The Crash Back to Earth
While iOS is still one of the most stable mobile operating systems around, the lack of significant UI changes or having the same boring look (albeit with flashier colors due to iOS 7) has seriously undermined the belief of consumers in Apple devices. These days, iPhones are as prestigious and prevalent as “Galaxies.” The intense hype that surrounded Samsung’s launch of its recent flagships, the Galaxy S3 and Galaxy S4 proved that.
This is turning into a problem for Apple, long used to being the top-notch manufacturer. The iPhone 5 failed to impress due to the incremental upgrades compared to the iPhone 4S. The half-baked features and the candy-colored user interface of iOS 7 did not help either.
While Apple users are cited as the most loyal, Apple is committing the same mistake its former competitors did before: being resistant to change. Sure, you don’t fix what’s not broken; however, the smartphone market is a dynamic one, prone to changes in trends and style.
Who would’ve thought that styluses would make a comeback? Or that waterproof phones that are not as thick as bricks would be readily available? Or that it is not funny anymore to stick a five-inch screen phone up to your ear to answer a call? How about the obsession of consumers with numbers, benchmarks, and megapixels?
These are market trends that Apple is missing and ignoring. And they’re costing Apple much needed revenue and a renewed and solid user base.
A Much-Needed Fightback
These days, more and more people are convinced that Apple needs to do a company soul-searching to find the spark of innovation that originally fuelled the touchscreen-smartphone market. It was Apple that kick-started the UI revolution that toppled clunky Windows Mobile, outdated Palm, and dull Symbian. It was Apple that showed the world that impressive hardware is useless unless there’s equally impressive software. These are the things that Apple needs to be inspired once more. To be once again the innovator and game-changer that it was before.

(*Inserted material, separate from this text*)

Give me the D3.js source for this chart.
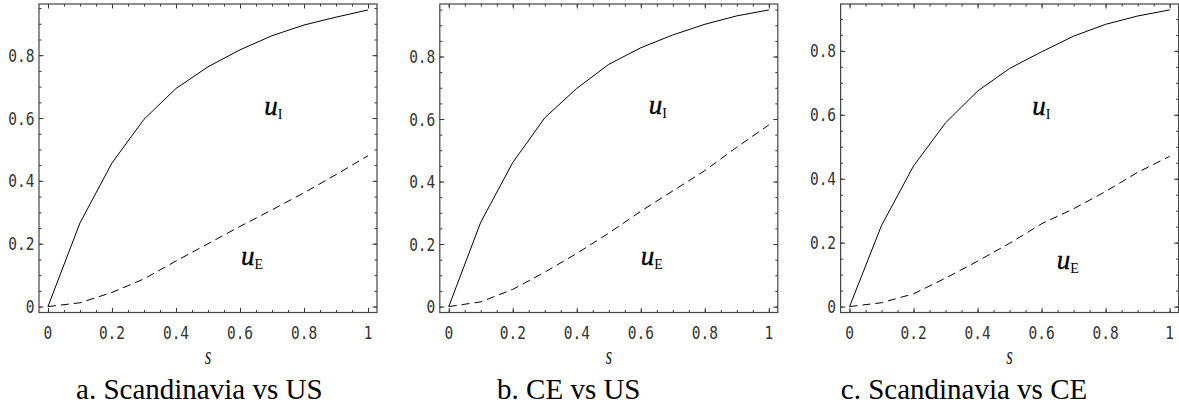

Apple needs to know that they can’t decide for the consumer. The throw-spaghetti-at-the-wall-and-see-what-sticks approach by Android might be amplifying fragmentation issues, however, it works because the consumer has the choice of how his device should look, feel and work. And how it should be priced.
A cheaper iPhone might fit the bill though its success will probably be based on how “cheap” it is. Apple needed a comeback. The launch of the new iPhone on September 10 will very well be a make-or-break moment for Apple. Failure to dazzle the world once more is not an option. The fate of the fallen old guards: Palm, Ericsson, Motorola and just recently, Nokia can very well be Apple’s own.
The stakes are high. It can be the company’s make-or-break moment.
While the Net is full of speculation about the new iPhone, it is certain that Apple will charge a fortune for the unlocked version. In fairness to Apple, their devices have the highest resale value. While competing devices plunge as newer and more powerful devices are released, the iPhones stabilize at some point and only register significant price cuts when a new iPhone is launched. For all intents and purposes, it is a better investment if you plan on selling your phone after a year of usage. Or if you’re an iSheep.
Anyway, whether you’re a fanboy or just wanting to get rid of your LAG-droid or app-less Windows Phone, you should really consider selling it to add to your iPhone 5S budget. There are several online sites that will buy your old smartphone or even accept trade-ins, but not all of them are secure and definitely not all of them are free. They charge a commission fee.
Or you can just stream Apple’s presentation on September 10 on your TV using Chromecast and chuckle at the absurdity of people preparing to buy whatever sub-par device Apple will release. Laugh at people wanting to pay hundreds of dollars for a device that is obviously not in the same league as the humongous and processor-obsessed Android smartphones. While drinking Google’s Kool-Aid.
To each his own, as they say.
While all eyes are on it, Apple turns inward. Searching for the lost spark that seems to have disappeared when Steve Jobs died.